— START OF Dataset excerpt —
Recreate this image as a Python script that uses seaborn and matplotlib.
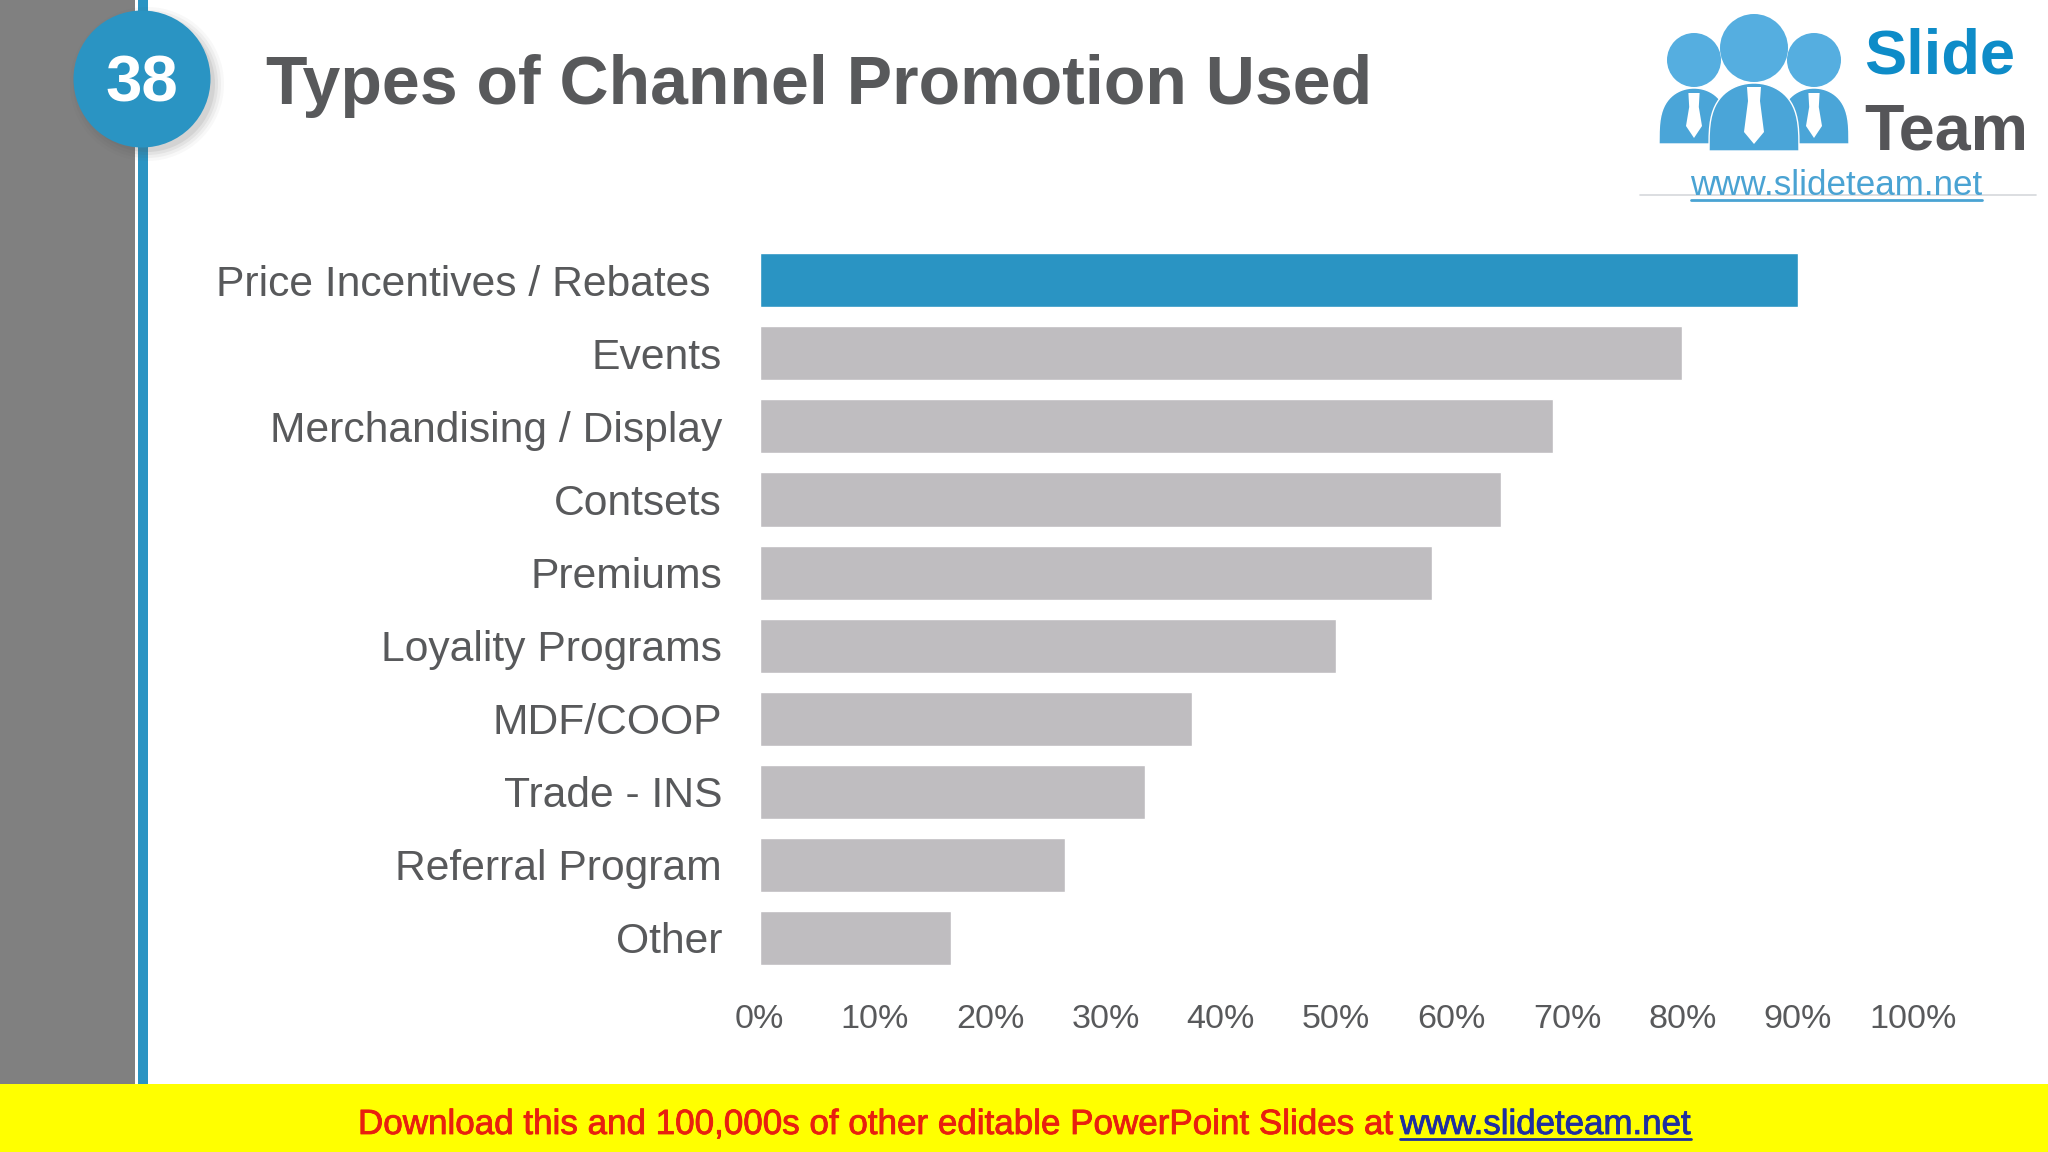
import numpy as np
import pandas as pd
import matplotlib
matplotlib.use('Agg')
import matplotlib.pyplot as plt
import matplotlib.patheffects as pe
from matplotlib.patches import Circle, Polygon, Rectangle
import seaborn as sns

# chart data
categories = ['Price Incentives / Rebates ', 'Events', 'Merchandising / Display', 'Contsets', 'Premiums',
              'Loyality Programs', 'MDF/COOP', 'Trade - INS', 'Referral Program', 'Other']
values = [90, 80, 68.75, 64.3, 58.3, 50, 37.5, 33.4, 26.5, 16.6]
x_ticks = [0, 10, 20, 30, 40, 50, 60, 70, 80, 90, 100]
x_tick_labels = ['0%', '10%', '20%', '30%', '40%', '50%', '60%', '70%', '80%', '90%', '100%']

BLUE = '#2A94C3'
BAR_GREY = '#BFBDC0'
TEXT_GREY = '#58595B'

sns.set_theme(style='white')
plt.rcParams['font.family'] = ['Liberation Sans', 'DejaVu Sans']

W, H = 2048, 1152
fig = plt.figure(figsize=(W / 100, H / 100), dpi=100, facecolor='white')

# ---- slide furniture, drawn in pixel coordinates
bg = fig.add_axes([0, 0, 1, 1], zorder=0)
bg.set_xlim(0, W)
bg.set_ylim(H, 0)
bg.axis('off')
bg.add_patch(Rectangle((0, 0), 135, 1084, color='#808080', lw=0))
bg.add_patch(Rectangle((138, 0), 10, 1084, color=BLUE, lw=0))
bg.add_patch(Rectangle((0, 1084), W, 68, color='#FFFF00', lw=0))

# number badge with soft shadow
for grow, alpha in [(9, 0.04), (6, 0.06), (3, 0.08), (0, 0.10)]:
    bg.add_patch(Circle((147, 84), 68 + grow, color='#555555', alpha=alpha, lw=0))
bg.add_patch(Circle((142, 79), 68.5, color=BLUE, lw=0))
bg.text(142, 85, '38', color='white', fontsize=47, fontweight='bold', ha='center', va='center')
bg.text(266, 86, 'Types of Channel Promotion Used', color=TEXT_GREY, fontsize=49,
        fontweight='bold', ha='left', va='center')


# logo
def body(cx, top, bottom, half):
    t = np.linspace(np.pi, 0, 40)
    pts = np.column_stack([cx + half * np.cos(t), bottom - (bottom - top) * np.sin(t) ** 0.6])
    bg.add_patch(Polygon(pts, closed=True, facecolor='#4AA5D8', edgecolor='white', lw=1))


def tie(cx, top, bottom, half):
    pts = [(cx - half * 0.7, top), (cx + half * 0.7, top), (cx + half * 0.6, top + 14),
           (cx + half, bottom - 12), (cx, bottom), (cx - half, bottom - 12), (cx - half * 0.6, top + 14)]
    bg.add_patch(Polygon(pts, closed=True, color='white', lw=0))


body(1694, 88, 144, 35)
body(1814, 88, 144, 35)
tie(1694, 93, 138, 8)
tie(1814, 93, 138, 8)
bg.add_patch(Circle((1694, 60), 27, color='#55AEE0', lw=0))
bg.add_patch(Circle((1814, 60), 27, color='#55AEE0', lw=0))
body(1754, 83, 151, 45)
tie(1754, 87, 144, 10)
bg.add_patch(Circle((1754, 48), 34, color='#55AEE0', lw=0))
bg.text(1864, 74, 'Slide', color='#0E8CC8', fontsize=45.5, fontweight='bold', ha='left', va='baseline')
bg.text(1864, 150, 'Team', color='#555558', fontsize=46.5, fontweight='bold', ha='left', va='baseline')
bg.plot([1640, 2036], [195, 195], color='#D5D8DC', lw=1.2)
bg.text(1836, 195, 'www.slideteam.net', color='#4AA3D3', fontsize=25.2, ha='center', va='baseline')
bg.plot([1691, 1982], [200, 200], color='#4AA3D3', lw=2)

# footer
stroke_red = [pe.withStroke(linewidth=0.6, foreground='#E8200F')]
stroke_blue = [pe.withStroke(linewidth=0.6, foreground='#1F2FA0')]
bg.text(358, 1134, 'Download this and 100,000s of other editable PowerPoint Slides at ', color='#E8200F',
        fontsize=25.2, ha='left', va='baseline', path_effects=stroke_red)
bg.text(1400, 1134, 'www.slideteam.net', color='#1F2FA0', fontsize=25.1, ha='left', va='baseline',
        path_effects=stroke_blue)
bg.plot([1400, 1691], [1139, 1139], color='#1F2FA0', lw=2)

# ---- bar chart
df = pd.DataFrame({'category': categories, 'value': values})
ax = fig.add_axes([759.5 / W, 1 - 974.4 / H, 1153.5 / W, (974.4 - 243.8) / H], zorder=1)
ax.patch.set_alpha(0)
palette = [BLUE] + [BAR_GREY] * (len(categories) - 1)
sns.barplot(data=df, x='value', y='category', hue='category', palette=palette, legend=False,
            width=0.74, saturation=1, ax=ax)
ax.set_xlim(0, 100)
ax.set_ylim(len(categories) - 0.5, -0.5)
ax.set_xlabel('')
ax.set_ylabel('')
ax.set_xticks(x_ticks)
ax.set_xticklabels(x_tick_labels)
ax.tick_params(axis='x', length=0, pad=21, labelsize=24.6, labelcolor=TEXT_GREY)
ax.tick_params(axis='y', length=0, pad=27, labelsize=30.7, labelcolor=TEXT_GREY)
sns.despine(ax=ax, left=True, bottom=True)

fig.savefig('out.png', dpi=100)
— END OF Dataset excerpt —
Write out each line of the listing above, exactly, from its first line to the line holding "TEXT_GREY = '#58595B'", inclusive. Skip the pictures.

Recreate this image as a Python script that uses seaborn and matplotlib.
import numpy as np
import pandas as pd
import matplotlib
matplotlib.use('Agg')
import matplotlib.pyplot as plt
import matplotlib.patheffects as pe
from matplotlib.patches import Circle, Polygon, Rectangle
import seaborn as sns

# chart data
categories = ['Price Incentives / Rebates ', 'Events', 'Merchandising / Display', 'Contsets', 'Premiums',
              'Loyality Programs', 'MDF/COOP', 'Trade - INS', 'Referral Program', 'Other']
values = [90, 80, 68.75, 64.3, 58.3, 50, 37.5, 33.4, 26.5, 16.6]
x_ticks = [0, 10, 20, 30, 40, 50, 60, 70, 80, 90, 100]
x_tick_labels = ['0%', '10%', '20%', '30%', '40%', '50%', '60%', '70%', '80%', '90%', '100%']

BLUE = '#2A94C3'
BAR_GREY = '#BFBDC0'
TEXT_GREY = '#58595B'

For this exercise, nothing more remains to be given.